(Stored items from a collection)
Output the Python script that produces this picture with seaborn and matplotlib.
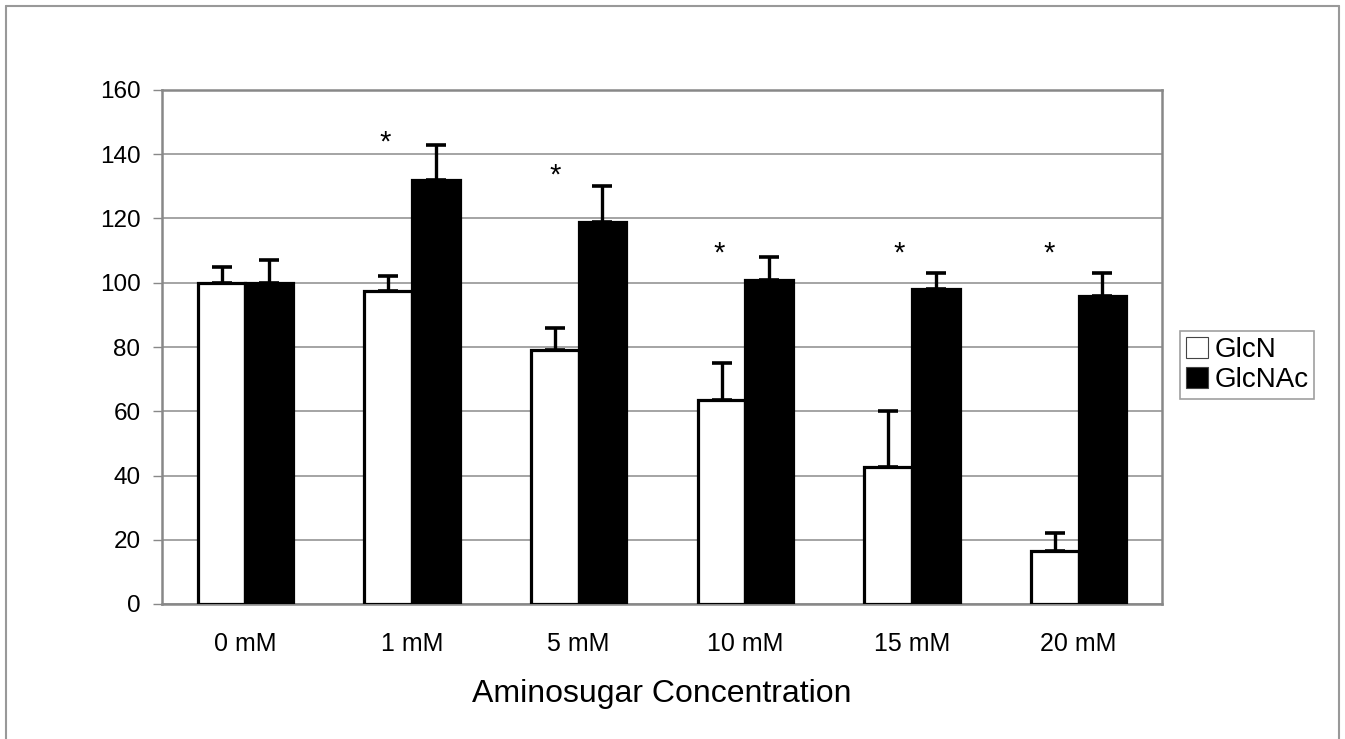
import matplotlib
matplotlib.use("Agg")
import matplotlib.pyplot as plt
import seaborn as sns
import pandas as pd
import numpy as np
from matplotlib.lines import Line2D

categories = ["0 mM", "1 mM", "5 mM", "10 mM", "15 mM", "20 mM"]
series_names = ["GlcN", "GlcNAc"]
glcn = [100, 97.5, 79, 63.5, 42.5, 16.5]
glcn_err = [5, 4.5, 7, 11.5, 17.5, 5.5]
glcnac = [100, 132, 119, 101, 98, 96]
glcnac_err = [7, 11, 11, 7, 5, 7]
yticks = [0, 20, 40, 60, 80, 100, 120, 140, 160]
star_cats = ["1 mM", "5 mM", "10 mM", "15 mM", "20 mM"]
star_y = [143.5, 133.5, 109, 109, 109]
star_dx = [-0.16, -0.14, -0.16, -0.08, -0.18]

sns.set_theme(style="white")
plt.rcParams["font.family"] = ["Liberation Sans", "DejaVu Sans"]
plt.rcParams["text.color"] = "black"
plt.rcParams["xtick.labelcolor"] = "black"
plt.rcParams["ytick.labelcolor"] = "black"
plt.rcParams["axes.labelcolor"] = "black"

df = pd.DataFrame({
    "cat": categories * 2,
    "series": [series_names[0]] * 6 + [series_names[1]] * 6,
    "value": glcn + glcnac,
})

fig = plt.figure(figsize=(13.45, 7.39), dpi=100)
ax = fig.add_axes([162 / 1345, 1 - 604 / 739, 1000 / 1345, 514 / 739])

sns.barplot(data=df, x="cat", y="value", hue="series", order=categories,
            hue_order=series_names, palette=["white", "black"],
            edgecolor="black", linewidth=2.3, width=0.571, errorbar=None,
            ax=ax, zorder=3)

# error bars (upward only)
bar_patches = [p for p in ax.patches if p.get_height() > 0][:12]
errs = glcn_err + glcnac_err
for p, e in zip(bar_patches, errs):
    xc = p.get_x() + p.get_width() / 2
    top = p.get_y() + p.get_height()
    ax.errorbar([xc], [top], yerr=[[0], [e]], fmt="none", ecolor="black",
                elinewidth=2.4, capsize=7.5, capthick=2.6, zorder=4)

# asterisks
for c, yv, dx in zip(star_cats, star_y, star_dx):
    xi = categories.index(c) + dx
    ax.text(xi, yv, "*", ha="center", va="center", fontsize=21, color="black")

ax.set_ylim(0, 160)
ax.set_xlim(-0.5, len(categories) - 0.5)
ax.set_yticks(yticks)
ax.set_yticklabels([str(t) for t in yticks], fontsize=17.5, color="black")
ax.set_xticks(range(len(categories)))
ax.set_xticklabels(categories, fontsize=18, color="black")
ax.set_xticks(np.arange(-0.5, len(categories), 1.0), minor=True)
ax.tick_params(axis="x", which="major", length=0, pad=20)
ax.tick_params(axis="x", which="minor", length=6.5, width=1, color="#888888", direction="out")
ax.tick_params(axis="y", which="major", length=6.5, width=1, color="#888888", direction="out", pad=9, left=True)
ax.set_xlabel("Aminosugar Concentration", fontsize=23, labelpad=17, color="black")
ax.set_ylabel("")

ax.yaxis.grid(True, color="#8c8c8c", linewidth=1.1, zorder=0)
ax.set_axisbelow(True)
for s in ax.spines.values():
    s.set_visible(True)
    s.set_color("#888888")
    s.set_linewidth(1.8)

# legend
handles, labels = ax.get_legend_handles_labels()
ax.legend(handles, labels, loc="upper left",
          bbox_to_anchor=(1180 / 1345, 1 - 331 / 739), bbox_transform=fig.transFigure,
          fontsize=20, frameon=True, fancybox=False, edgecolor="#888888",
          handlelength=0.8, handleheight=0.8, handletextpad=0.25,
          borderpad=0.2, labelspacing=0.15, borderaxespad=0)
leg = ax.get_legend()
leg.get_frame().set_linewidth(1.2)
for t in leg.get_texts():
    t.set_color("black")
for h in leg.legend_handles:
    h.set_linewidth(0.8)
    h.set_edgecolor("#444444")

# outer frame
fig.add_artist(Line2D([6 / 1345, 6 / 1345], [0, 1 - 6 / 739], transform=fig.transFigure,
                      color="#999999", linewidth=1.5))
fig.add_artist(Line2D([6 / 1345, 1339 / 1345], [1 - 6 / 739, 1 - 6 / 739], transform=fig.transFigure,
                      color="#999999", linewidth=1.5))
fig.add_artist(Line2D([1339 / 1345, 1339 / 1345], [0, 1 - 6 / 739], transform=fig.transFigure,
                      color="#999999", linewidth=1.5))

fig.savefig("out.png", dpi=100)
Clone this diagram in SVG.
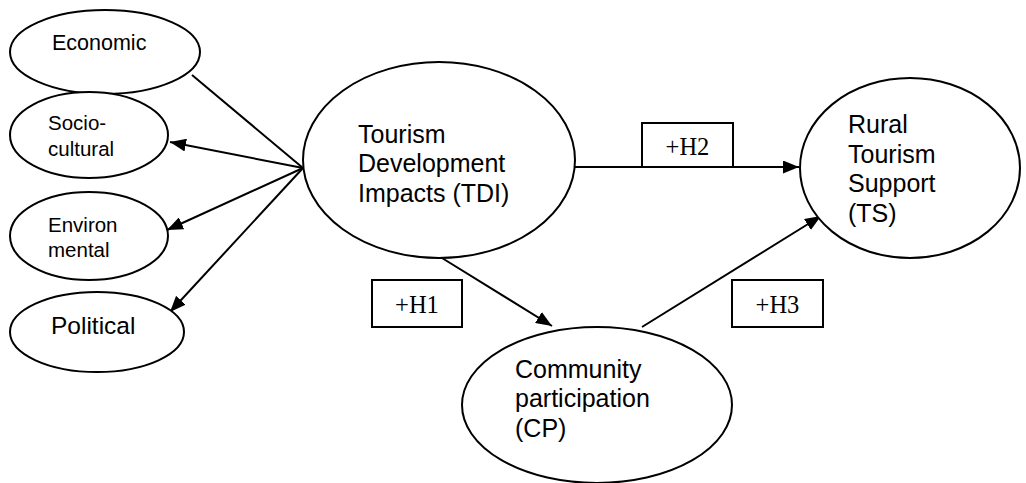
<svg xmlns="http://www.w3.org/2000/svg" width="1026" height="483" viewBox="0 0 1026 483">
<defs>
<marker id="ah" viewBox="0 0 16 13" refX="16" refY="6.5" markerWidth="16" markerHeight="13" markerUnits="userSpaceOnUse" orient="auto">
<path d="M0,0 L16,6.5 L0,13 Z" fill="#000"/>
</marker>
</defs>
<style>
.node{fill:#fff;stroke:#000;stroke-width:2}
.t{font-family:"Liberation Sans",Arial,sans-serif;fill:#000}
.lbl{font-family:"Liberation Serif","Times New Roman",serif;font-size:24.5px;fill:#000}
.c{fill:none;stroke:#000;stroke-width:2}
.box{fill:#fff;stroke:#000;stroke-width:2}
</style>
<rect width="1026" height="483" fill="#fff"/>
<g id="connectors">
<line class="c" x1="303" y1="168" x2="192" y2="75"/>
<line class="c" x1="303" y1="168" x2="170" y2="142" marker-end="url(#ah)"/>
<line class="c" x1="303" y1="168" x2="167" y2="230" marker-end="url(#ah)"/>
<line class="c" x1="303" y1="168" x2="170" y2="312" marker-end="url(#ah)"/>
<line class="c" x1="575" y1="167" x2="799" y2="167" marker-end="url(#ah)"/>
<line class="c" x1="442" y1="258" x2="552" y2="326" marker-end="url(#ah)"/>
<line class="c" x1="642" y1="327" x2="821" y2="216" marker-end="url(#ah)"/>
</g>
<g id="economic">
<ellipse class="node" cx="105" cy="52" rx="95" ry="42"/>
<text class="t" x="52" y="50" font-size="21.5">Economic</text>
</g>
<g id="sociocultural">
<ellipse class="node" cx="89" cy="135" rx="79" ry="43"/>
<text class="t" x="48" y="130" font-size="20.5">Socio-</text>
<text class="t" x="48" y="156" font-size="20.5">cultural</text>
</g>
<g id="environmental">
<ellipse class="node" cx="89" cy="236" rx="79" ry="44"/>
<text class="t" x="48" y="232" font-size="20.5">Environ</text>
<text class="t" x="48" y="257" font-size="20.5">mental</text>
</g>
<g id="political">
<ellipse class="node" cx="97" cy="332" rx="87" ry="40"/>
<text class="t" x="51" y="334" font-size="24.5">Political</text>
</g>
<g id="tdi">
<ellipse class="node" cx="439" cy="160" rx="136" ry="98"/>
<text class="t" x="358" y="143" font-size="25">Tourism</text>
<text class="t" x="358" y="172" font-size="25">Development</text>
<text class="t" x="358" y="202" font-size="25">Impacts (TDI)</text>
</g>
<g id="ts">
<ellipse class="node" cx="910" cy="168" rx="110" ry="90"/>
<text class="t" x="848" y="133" font-size="25">Rural</text>
<text class="t" x="848" y="163" font-size="25">Tourism</text>
<text class="t" x="848" y="192" font-size="25">Support</text>
<text class="t" x="848" y="222" font-size="25">(TS)</text>
</g>
<g id="cp">
<ellipse class="node" cx="597" cy="405" rx="135" ry="78"/>
<text class="t" x="515" y="378" font-size="25">Community</text>
<text class="t" x="515" y="407" font-size="25">participation</text>
<text class="t" x="515" y="437" font-size="25">(CP)</text>
</g>
<g id="h2">
<rect class="box" x="642" y="123" width="91" height="44"/>
<text class="lbl" x="687.5" y="155" text-anchor="middle">+H2</text>
</g>
<g id="h1">
<rect class="box" x="372" y="280" width="90" height="47"/>
<text class="lbl" x="417" y="313" text-anchor="middle">+H1</text>
</g>
<g id="h3">
<rect class="box" x="732" y="280" width="91" height="47"/>
<text class="lbl" x="777.5" y="313" text-anchor="middle">+H3</text>
</g>
</svg>
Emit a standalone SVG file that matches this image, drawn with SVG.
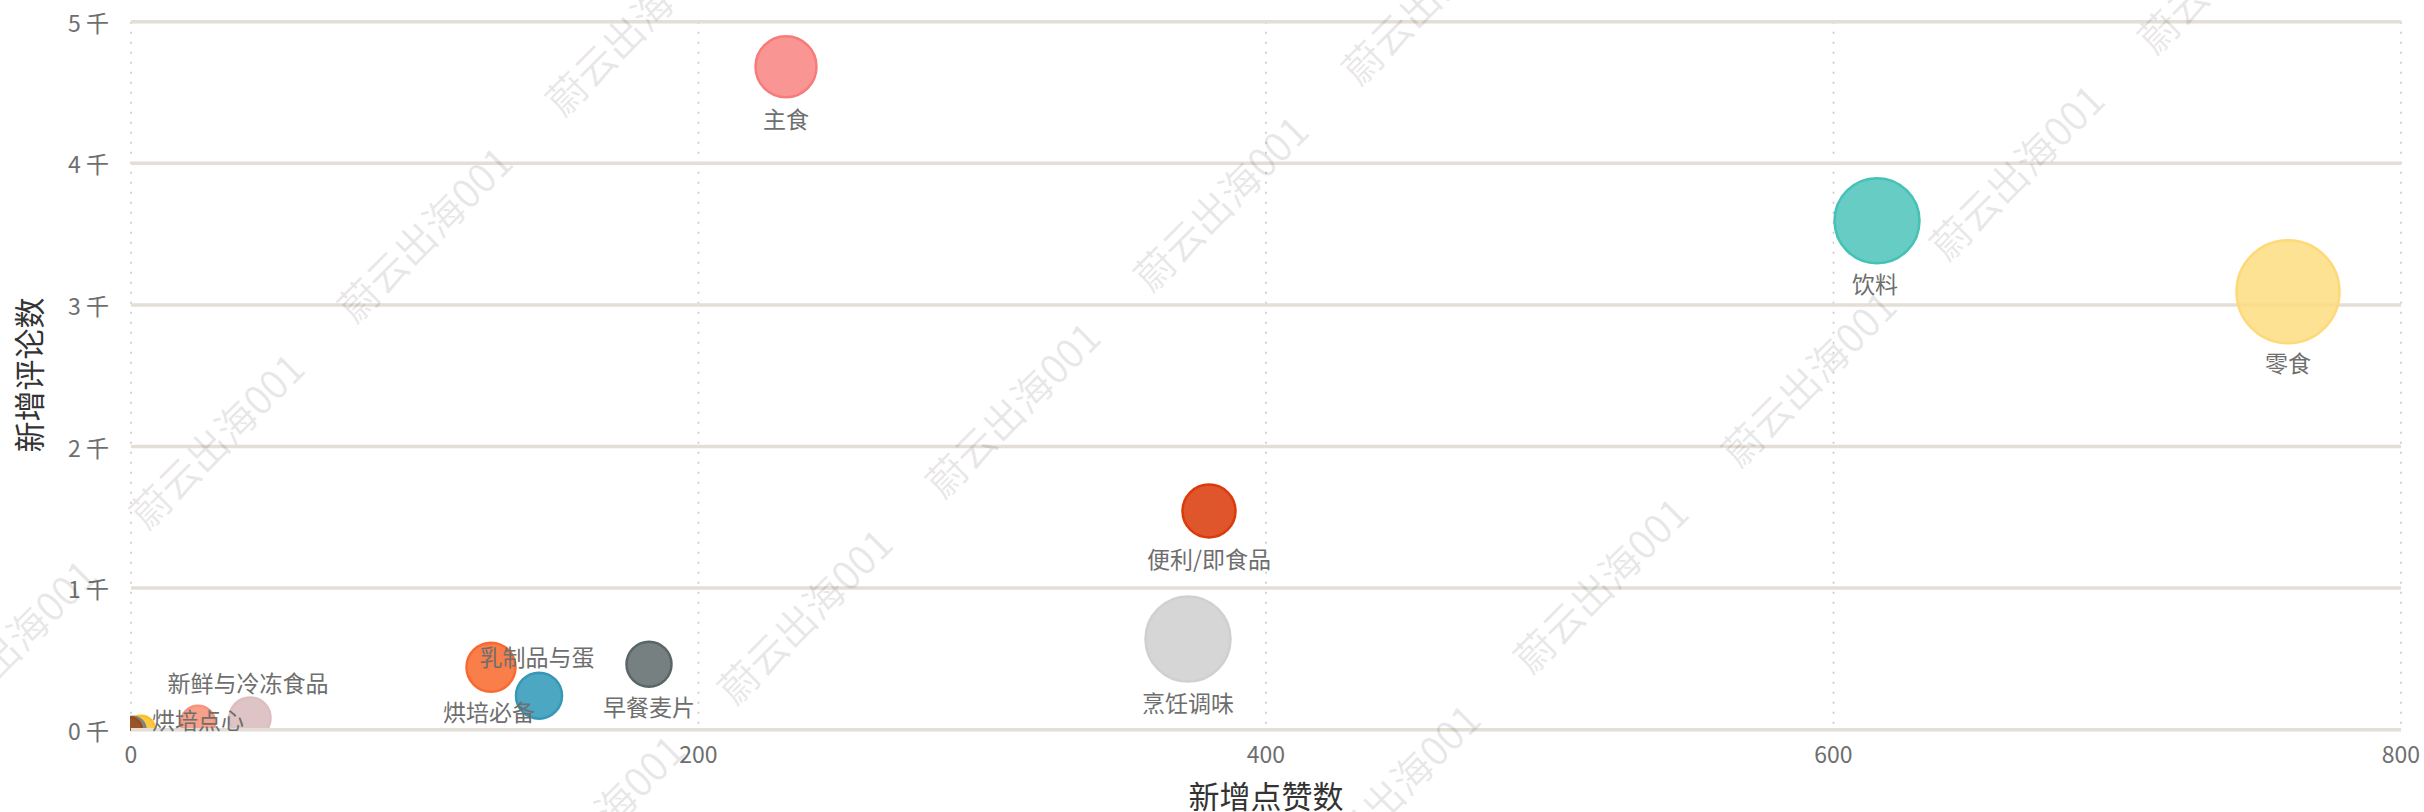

Exercise objective:
Print exactly the first line of the entries and every line after it through the one that contains "from matplotlib.lines import Line2D", leaving the pictures out.

Response:
Output the Python script that produces this picture with seaborn and matplotlib.
import matplotlib
matplotlib.use("Agg")
import matplotlib.pyplot as plt
import seaborn as sns
import pandas as pd
import numpy as np
from matplotlib.lines import Line2D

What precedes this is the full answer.